We examine the dihedral group of the hexagon $W=A_2$. This is a hexagon:
We pick two opposed vertices and consider the reflection given by the line through those two vertices, call it $s$. Take an "adjacent" reflection, call it $t$. Now $s$ and $t$ generate a group of order $6$ (you should convice yourself that this is true). This group is a Coxeter group.
- It has something to do with reflections.
- The Coxeter matrix and the Coxeter diagram are a way to encode the properties of the Coxeter group. In our case, we have the Coxeter matrix
$$M=\begin{pmatrix}2&3\\3&2\end{pmatrix}$$ and the Coxeter diagram $\circ \overset{3}{-} \circ$. The $2$'s in the matrix tell you that $s\circ s=t\circ t=\text{id}$ and the $3$'s in the matrix and in the diagram tell you that $(s\circ t)^3=\text{id}$.
- This is made precise with the presentation of the Coxeter group.

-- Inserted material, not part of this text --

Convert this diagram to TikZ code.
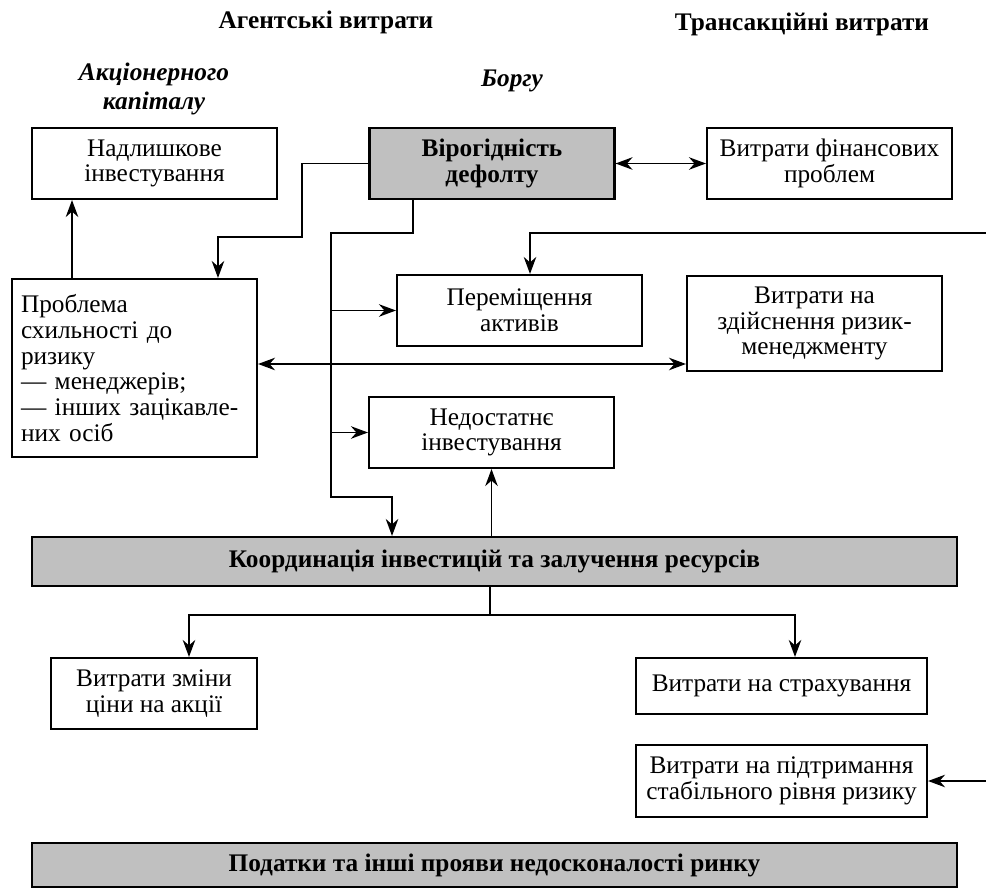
\documentclass[tikz,border=0pt]{standalone}
\usepackage{fontspec}
\setmainfont{Liberation Serif}
\usetikzlibrary{arrows.meta}
\definecolor{boxgray}{HTML}{C0C0C0}

\begin{document}
\begin{tikzpicture}[x=0.02cm, y=-0.02cm,
	font=\fontsize{14.4}{14.6}\selectfont,
	>={Stealth[length=3.4mm,width=2.5mm,inset=1.1mm]},
	box/.style={draw, line width=1.2pt, align=center, inner sep=0pt,
		minimum width=4.9cm, minimum height=1.42cm},
	greybox/.style={box, fill=boxgray, font=\fontsize{14.4}{14.6}\selectfont\bfseries},
	conn/.style={line width=1.1pt},
	head/.style={font=\fontsize{14.4}{14.6}\selectfont\bfseries, align=center},
	subhead/.style={font=\fontsize{14.4}{16.5}\selectfont\bfseries\itshape, align=center}]
	\useasboundingbox (0,0) rectangle (986,888);
	
	% headings
	\node[head] (agent) at (326,22) {Агентські витрати};
	\node[head] (trans) at (802,24) {Трансакційні витрати};
	\node[subhead] (equity) at (154,89) {Акціонерного\\капіталу};
	\node[subhead] (debt) at (512,81) {Боргу};
	
	% boxes
	\node[box] (excess) at (154.5,163.5) {Надлишкове\\інвестування};
	\node[greybox] (default) at (492,163.5) {Вірогідність\\дефолту};
	\node[box] (distress) at (829.5,163.5) {Витрати фінансових\\проблем};
	\node[box, align=left, text width=4.54cm, inner xsep=0.18cm, minimum height=3.56cm]
		(riskpb) at (134.5,368) {Проблема\\схильності до\\ризику\\— менеджерів;\\— інших зацікавле-\\них осіб};
	\node[box] (shift) at (519.5,310.5) {Переміщення\\активів};
	\node[box, minimum width=5.1cm, minimum height=1.9cm] (riskmgmt) at (814.5,323.5)
		{Витрати на\\здійснення ризик-\\менеджменту};
	\node[box] (under) at (491.5,432.5) {Недостатнє\\інвестування};
	\node[greybox, minimum width=18.5cm, minimum height=0.98cm] (coord) at (494.5,561.5)
		{Координація інвестицій та залучення ресурсів};
	\node[box, minimum width=4.12cm] (price) at (154,693.5) {Витрати зміни\\ціни на акції};
	\node[box, minimum width=5.82cm, minimum height=1.12cm] (insure) at (781.5,686)
		{Витрати на страхування};
	\node[box, minimum width=5.82cm, minimum height=1.44cm] (stable) at (781.5,781)
		{Витрати на підтримання\\стабільного рівня ризику};
	\node[greybox, minimum width=18.5cm, minimum height=0.88cm] (taxes) at (494.5,865)
		{Податки та інші прояви недосконалості ринку};
	
	% bends and free ends
	\coordinate (j1) at (302,237);
	\coordinate (j2) at (331,233);
	\coordinate (j3) at (331,497);
	\coordinate (j4) at (490,615);
	\coordinate (e1) at (986,233);
	\coordinate (e2) at (986,781);
	
	% connectors
	\draw[conn,->] ([xshift=-1.25cm]riskpb.north) coordinate (p1) -- (p1 |- excess.south);
	\draw[conn,<->] (default.east) -- (distress.west);
	\draw[conn,->] (default.west) -| (j1) -| ([xshift=1.67cm]riskpb.north);
	\draw[conn,->] ([xshift=-1.58cm]default.south) |- (j2) -- (j3) -| ([xshift=-2.05cm]coord.north);
	\draw[conn,->] (j2 |- shift.west) -- (shift.west);
	\draw[conn,->] (j2 |- under.west) -- (under.west);
	\draw[conn,->] (coord.north -| under.south) -- (under.south);
	\draw[conn,<->] ([yshift=-0.81cm]riskmgmt.west) coordinate (r1) -- (r1 -| riskpb.east);
	\draw[conn,->] (e1) -| ([xshift=0.21cm]shift.north);
	\draw[conn,->] (e2) -- (stable.east);
	\draw[conn] (coord.south -| j4) -- (j4);
	\draw[conn,->] (j4) -| ([xshift=0.7cm]price.north);
	\draw[conn,->] (j4) -| ([xshift=0.27cm]insure.north);
\end{tikzpicture}
\end{document}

In our case, the presentation is $W \cong \langle s,t \mid s^2=t^2=ststst=1\rangle$. This presentation is an abstract way to define the Coxeter group: Take all finite words in the letters $s$ and $t$. This would be set contaning elements as $s$, $sts$, $tttss$, $ttssttttsst$ or even the empty word $\varepsilon$. Now we introduce an equivalence relation: We call two words equivalent, if one can be obtained from the other by deleting or inserting $ss$, $tt$ or $ststst$. Concatenation of two words gives a multiplication: $st*sst=stsst \sim stt \sim s$. It turns out that, modulo this equivalence relation, words in $s$ and $t$ are a group. And it is isomorphic to the reflection group we defined above.
To summerize: Coxeter diagram and Coxeter matrix are a tool to encode the presentation of the Coxeter group. Each Coxeter group has such a special representation. Each Coxeter group can be realized geometrically as a group generated by reflection of "something".
Edit: To answer the question how the "non-reflection" look like: The element $st\in A_2$ is not a reflection, it is a rotation by $120^\circ$(the top vertex at $0^\circ$ gets mapped to $240^\circ$, the $60^\circ$-vertex gets mapped to $300^\circ$). In general, the reflections of a Coxeter group (often denoted by $T$, in contrast to the set of generating, simple reflections $S$) are precisely the conjugates of the generators, i.e. $s$, $t$ and $sts=tst$ in our example.